This week, General Motors is expected to tell between 1,000 and 1,500 of their 6,200 dealers nationwide that the corporation will not renew their franchise agreements, and Chrysler will notify 25% of their US dealers - 800 out of 3,200 total - that their days as new car dealers are over, too.Needless to say, the fight over dealership jobs and UAW jobs is really just beginning. And as more and more Americans lose their jobs, the situation is just going to get more dire for the economy. The legal battles alone may take years, draining both sides of the battle when neither can afford to lose, and neither can afford to win.
As Ken Bensinger, who has been following the dealer crisis for the Los Angeles Times, wrote this weekend, "... it amounts to a blood bath for dealers, who employ hundreds of thousands of people nationwide and pump billions of dollars into their area economies. With dealers unsure whether their names will be called, a pervasive sense of dread has crept into showrooms."The National Automobile Dealers Association (NADA) and groups of Chrysler and GM dealers are taking various steps to try and stem the tide of forced closings, many involving complicated and expensive legal challenges to the car-makers but some aimed at the general public, too.

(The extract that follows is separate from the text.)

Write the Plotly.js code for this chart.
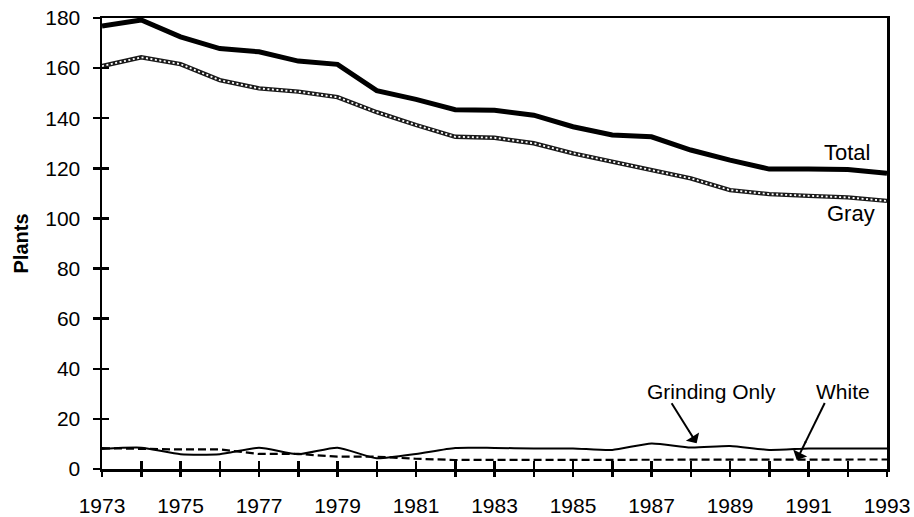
<!DOCTYPE html>
<html>
<head>
<meta charset="utf-8">
<script src="https://cdn.plot.ly/plotly-3.0.1.min.js"></script>
<style>html,body{margin:0;padding:0;background:#fff;}#chart{width:914px;height:517px;}</style>
</head>
<body>
<div id="chart"></div>
<script>
const years = [1973,1974,1975,1976,1977,1978,1979,1980,1981,1982,1983,1984,1985,1986,1987,1988,1989,1990,1991,1992,1993];
const total = [176.8,179.2,172.5,167.8,166.5,162.8,161.5,151,147.5,143.4,143.2,141.2,136.6,133.3,132.6,127.3,123.3,119.7,119.7,119.5,118];
const gray = [160.8,164.3,161.6,155.2,151.9,150.6,148.4,142.4,137.3,132.6,132.2,130,126,122.8,119.3,116,111.3,109.7,109,108.4,107];
const grindingOnly = [8.0,8.5,5.9,5.9,8.5,5.9,8.5,4.3,6.0,8.4,8.4,8.2,8.2,7.6,10.2,8.6,9.2,7.6,8.2,8.2,8.2];
const white = [8.3,8.0,7.8,7.8,6.0,6.0,4.9,4.9,4.1,3.6,3.6,3.8,3.8,3.8,3.8,3.8,3.8,3.8,3.8,3.8,3.8];
const tickLabels = years.map((y,i)=> i%2===0 ? String(y) : '');
const yTicks = [0,20,40,60,80,100,120,140,160,180];

const FONT = 'Liberation Sans, Arial, Helvetica, sans-serif';

const traces = [
  {x: years, y: white, mode:'lines', line:{color:'#000', width:2.2, dash:'8px,4px'}, hoverinfo:'skip', showlegend:false},
  {x: years, y: grindingOnly, mode:'lines', line:{color:'#000', width:2, shape:'spline', smoothing:0.6}, hoverinfo:'skip', showlegend:false},
  {x: years, y: gray, mode:'lines', line:{color:'#1a1a1a', width:4.4}, hoverinfo:'skip', showlegend:false},
  {x: years, y: gray, mode:'lines', line:{color:'#fff', width:1.8, dash:'2px,2.5px'}, hoverinfo:'skip', showlegend:false},
  {x: years, y: total, mode:'lines', line:{color:'#000', width:5}, hoverinfo:'skip', showlegend:false, xaxis:'x2', yaxis:'y2'}
];

// arrow geometry: tip in data units, tail offset in pixels
const pxPerYear = (887 - 102) / 20;
const pxPerUnit = (469 - 18) / 180;
const arrows = [
  {tipX:1988.15, tipY:10.3, dx:-25, dy:-40},
  {tipX:1990.7, tipY:3.6, dx:28, dy:-57}
];
const shapes = arrows.map(a => ({
  type:'line', xref:'x', yref:'y',
  x0: a.tipX + a.dx / pxPerYear, y0: a.tipY - a.dy / pxPerUnit,
  x1: a.tipX + 0.3 * a.dx / pxPerYear, y1: a.tipY - 0.3 * a.dy / pxPerUnit,
  line:{color:'#000', width:2}
}));
const arrowAnns = arrows.map(a => ({
  x:a.tipX, y:a.tipY, xref:'x', yref:'y', text:'', showarrow:true,
  ax:a.dx*0.35, ay:a.dy*0.35, arrowhead:1, arrowsize:1.3, arrowwidth:2, arrowcolor:'#000', standoff:0
}));

const textFont = {family:FONT, size:21, color:'#000'};

const layout = {
  width: 914, height: 517,
  margin: {l:102, r:27, t:18, b:48, pad:0},
  paper_bgcolor:'#fff', plot_bgcolor:'#fff',
  font: textFont,
  showlegend: false,
  xaxis: {
    range:[1973,1993], tickmode:'array', tickvals: years, ticktext: tickLabels,
    ticks:'outside', ticklen:5, tickwidth:2.5, tickcolor:'#000',
    showline:true, linewidth:2.5, linecolor:'#000', mirror:true,
    showgrid:false, zeroline:false, ticklabelstandoff:11,
    tickfont:textFont
  },
  xaxis2: {
    overlaying:'x', matches:'x', range:[1973,1993], tickmode:'array', tickvals: years,
    ticks:'inside', ticklen:8, tickwidth:2.5, tickcolor:'#000',
    showticklabels:false, showline:false, showgrid:false, zeroline:false, side:'bottom'
  },
  yaxis: {
    range:[0,180], tickmode:'array', tickvals: yTicks,
    ticks:'outside', ticklen:7, tickwidth:2.5, tickcolor:'#000',
    showline:true, linewidth:2.5, linecolor:'#000', mirror:true,
    showgrid:false, zeroline:false, ticklabelstandoff:8,
    tickfont:textFont,
    title:{text:'<b>Plants</b>', font:{family:FONT, size:20, color:'#000'}, standoff:12}
  },
  yaxis2: {
    overlaying:'y', matches:'y', range:[0,180], tickmode:'array', tickvals: yTicks,
    ticks:'inside', ticklen:7, tickwidth:2.5, tickcolor:'#000',
    showticklabels:false, showline:false, showgrid:false, zeroline:false, side:'left'
  },
  shapes: shapes,
  annotations: [
    {x:1991.97, y:126.2, xref:'x', yref:'y', text:'Total', showarrow:false, xanchor:'center', yanchor:'middle', font:{family:FONT,size:22,color:'#000'}},
    {x:1992.07, y:102.0, xref:'x', yref:'y', text:'Gray', showarrow:false, xanchor:'center', yanchor:'middle', font:{family:FONT,size:22,color:'#000'}},
    {x:1988.53, y:30.85, xref:'x', yref:'y', text:'Grinding Only', showarrow:false, xanchor:'center', yanchor:'middle', font:textFont},
    {x:1991.88, y:30.85, xref:'x', yref:'y', text:'White', showarrow:false, xanchor:'center', yanchor:'middle', font:textFont}
  ].concat(arrowAnns)
};

Plotly.newPlot('chart', traces, layout, {staticPlot:true, displayModeBar:false});
</script>
</body>
</html>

NADA is taking out advertisements in major publications urging President Obama "to choose Main Street over Wall Street."
The strong state franchise laws which govern the sales ballet and love/hate relationship between car-makers and their dealers (most all written with dealer-only input) are from the same eras when Detroit was concerned with only five things: 1) Making enough cars to fill demand, 2) Avoiding any trouble with unions or dealers which could slow sales, 3) Spending all the money they were making, 4) Protecting executives' annual bonuses, and, in GM's case, especially, 5) Avoiding being labeled a monopoly by Washington and being split into separate companies.
Meanwhile, the number of people buying new American cars will continue to fall.